Opportunity at National Institute of Standards and Technology (NIST)
Exploring the effect of hydrogen environment on the mechanical properties of structural metals
Material Measurement Laboratory, Applied Chemicals and Materials Division
Please note: This Agency only participates in the February and August reviews.
|May L Martin
Hydrogen embrittlement is a bit unique among environmental phenomena in that it is important to industry and has also been extensively studied in academia. However, due to the difficulties in working with gaseous hydrogen, systematic studies of classes of materials have been limited to select classes of industrially important steels under standard loading conditions.

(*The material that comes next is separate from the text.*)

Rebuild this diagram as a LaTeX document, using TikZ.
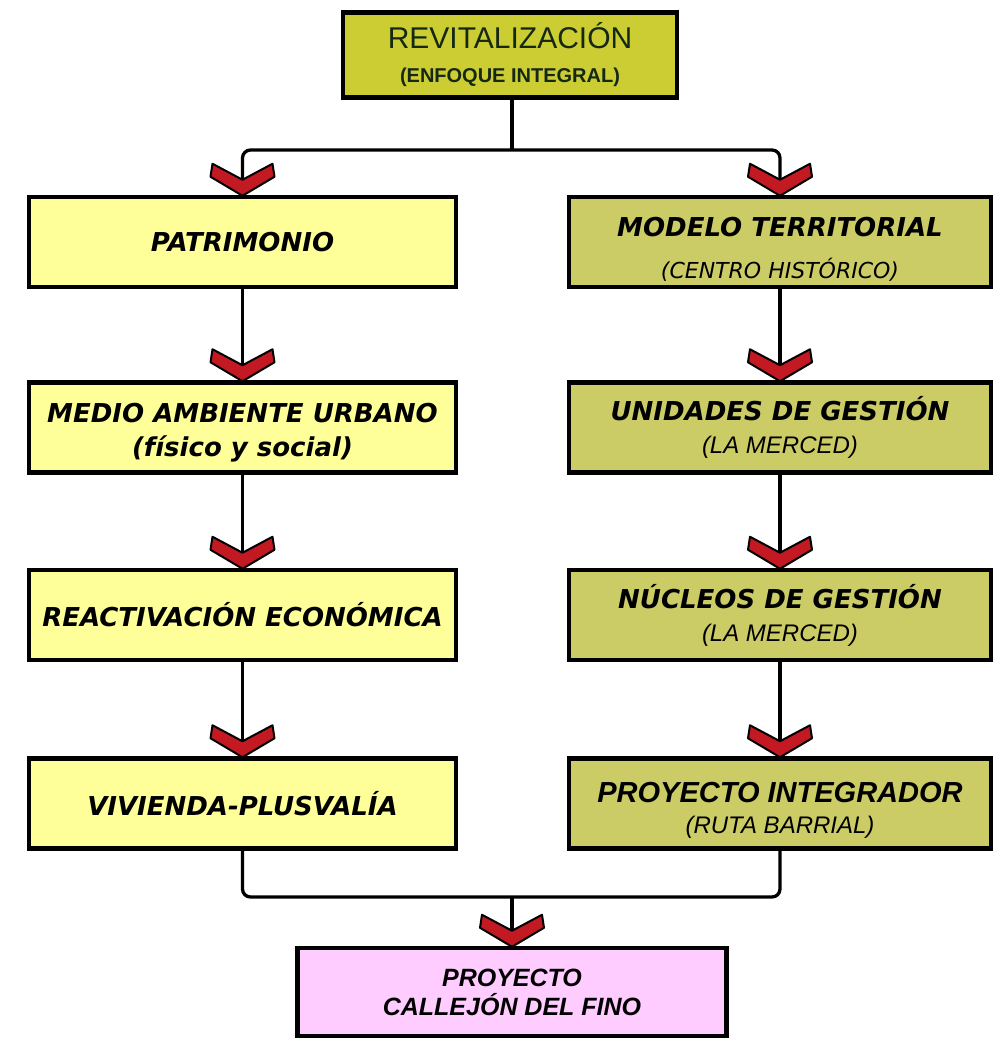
\documentclass[tikz,border=0pt]{standalone}
\usepackage{fontspec}
\setmainfont{Liberation Sans}
\newfontfamily\dvfont{DejaVu Sans}
\definecolor{lyel}{RGB}{255,255,153}
\definecolor{olivebox}{RGB}{204,204,102}
\definecolor{toprev}{RGB}{204,204,51}
\definecolor{pinkbox}{RGB}{255,204,255}
\definecolor{chevred}{RGB}{195,25,35}
\definecolor{revtext}{RGB}{20,40,20}
\newcommand\fxmain{\dvfont\bfseries\itshape\fontsize{26}{30}\selectfont}
\newcommand\fxsubdv{\dvfont\itshape\fontsize{22}{26}\selectfont}
\newcommand\fxsubar{\itshape\fontsize{24}{28}\selectfont}
\newcommand\fxarbi{\bfseries\itshape\fontsize{29}{32}\selectfont}
\tikzset{
  box/.style={draw=black, line width=4.5pt, align=center, inner sep=0pt},
  lbox/.style={box, fill=lyel, minimum width=427pt, minimum height=90pt},
  rbox/.style={box, fill=olivebox, minimum width=422pt, minimum height=90pt},
  conn/.style={line width=3.3pt, draw=black, rounded corners=8pt},
  pics/chev/.style={code={
    \draw[line width=2pt, fill=chevred, line join=round]
      (0,1) -- (-32,-18) -- (-30,-31) -- (0,-15) -- (30,-31) -- (32,-18) -- cycle;}}
}
\begin{document}
\begin{tikzpicture}[x=1pt,y=-1pt]
\useasboundingbox (0,0) rectangle (997,1039);
% top
\node[box, fill=toprev, minimum width=334pt, minimum height=85pt,
      font={\fontsize{20}{34}\selectfont}] (rev) at (510,55)
  {{\color{revtext}\fontsize{30}{30}\selectfont REVITALIZACIÓN}\\
   {\color{revtext}\bfseries\fontsize{20}{22}\selectfont (ENFOQUE INTEGRAL)}};
% left column
\node[lbox] (pat) at (242.5,242) {\fxmain PATRIMONIO};
\node[lbox, font={\fontsize{25}{34}\selectfont}] (med) at (242.5,427.5)
  {{\rule{0pt}{30pt}\fxmain MEDIO AMBIENTE URBANO}\\{\dvfont\bfseries\itshape\fontsize{26}{30}\selectfont (físico y social)}};
\node[lbox] (rea) at (242.5,615) {\fxmain REACTIVACIÓN ECONÓMICA};
\node[lbox] (viv) at (242.5,803.5) {\fxmain VIVIENDA-PLUSVALÍA};
% right column
\node[rbox, font={\fontsize{25}{42}\selectfont}] (mod) at (780,242)
  {{\rule{0pt}{33pt}\fxmain MODELO TERRITORIAL}\\{\fxsubdv (CENTRO HISTÓRICO)}};
\node[rbox, font={\fontsize{25}{33}\selectfont}] (uni) at (780,427.5)
  {{\fxmain UNIDADES DE GESTIÓN}\\{\fxsubar (LA MERCED)}};
\node[rbox, font={\fontsize{25}{33}\selectfont}] (nuc) at (780,615)
  {{\fxmain NÚCLEOS DE GESTIÓN}\\{\fxsubar (LA MERCED)}};
\node[rbox, font={\fontsize{25}{31}\selectfont}] (pin) at (780,803.5)
  {{\rule{0pt}{33pt}\fxarbi PROYECTO INTEGRADOR}\\{\fxsubar (RUTA BARRIAL)}};
% bottom
\node[box, fill=pinkbox, minimum width=429pt, minimum height=88pt,
      font={\fontsize{25}{29}\selectfont}] (cal) at (512,992)
  {{\bfseries\itshape PROYECTO}\\{\bfseries\itshape CALLEJÓN DEL FINO}};
% connectors
\coordinate (split) at (512,150);
\coordinate (join) at (512,897);
\draw[conn] (rev.south -| split) -- (split);
\draw[conn] (pat.north) |- (split) -| (mod.north);
\draw[conn] (pat.south) -- (med.north);
\draw[conn] (med.south) -- (rea.north);
\draw[conn] (rea.south) -- (viv.north);
\draw[conn] (mod.south) -- (uni.north);
\draw[conn] (uni.south) -- (nuc.north);
\draw[conn] (nuc.south) -- (pin.north);
\draw[conn] (viv.south) |- (join) -| (pin.south);
\draw[conn] (join) -- (cal.north);
% chevrons
\foreach \n in {pat,med,rea,viv,mod,uni,nuc,pin,cal}
  \pic at (\n.north) {chev};
\end{tikzpicture}
\end{document}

NIST Boulder has one of the few facilities in the world capable of in situ testing in a high-pressure gaseous environment. The equipment also has a great deal of flexibility in the types of mechanical testing, as it has already conducted tensile tests, fracture toughness tests, fatigue crack growth tests, and fully-reversed strain-life testing. Proposed expansions of capabilities include strain-mapping through digital-image correlation and elevated temperatures of the environment. In addition to this unique facility, mechanical testing experiments are also conducted at other NIST facilities, such as the NIST Center for Neutron Research (NCNR) and the NIST-run beamlines at the National Synchrotron Light Source (NSLS), in order to expand the characterization techniques available during testing. This opportunity focuses on systematic studies or creative applications of mechanical loading to help further elucidate hydrogen-effects on materials performance in regimes little explored in the literature and further our understanding of the phenomenon which could adversely affect efforts to enact a hydrogen-based energy economy.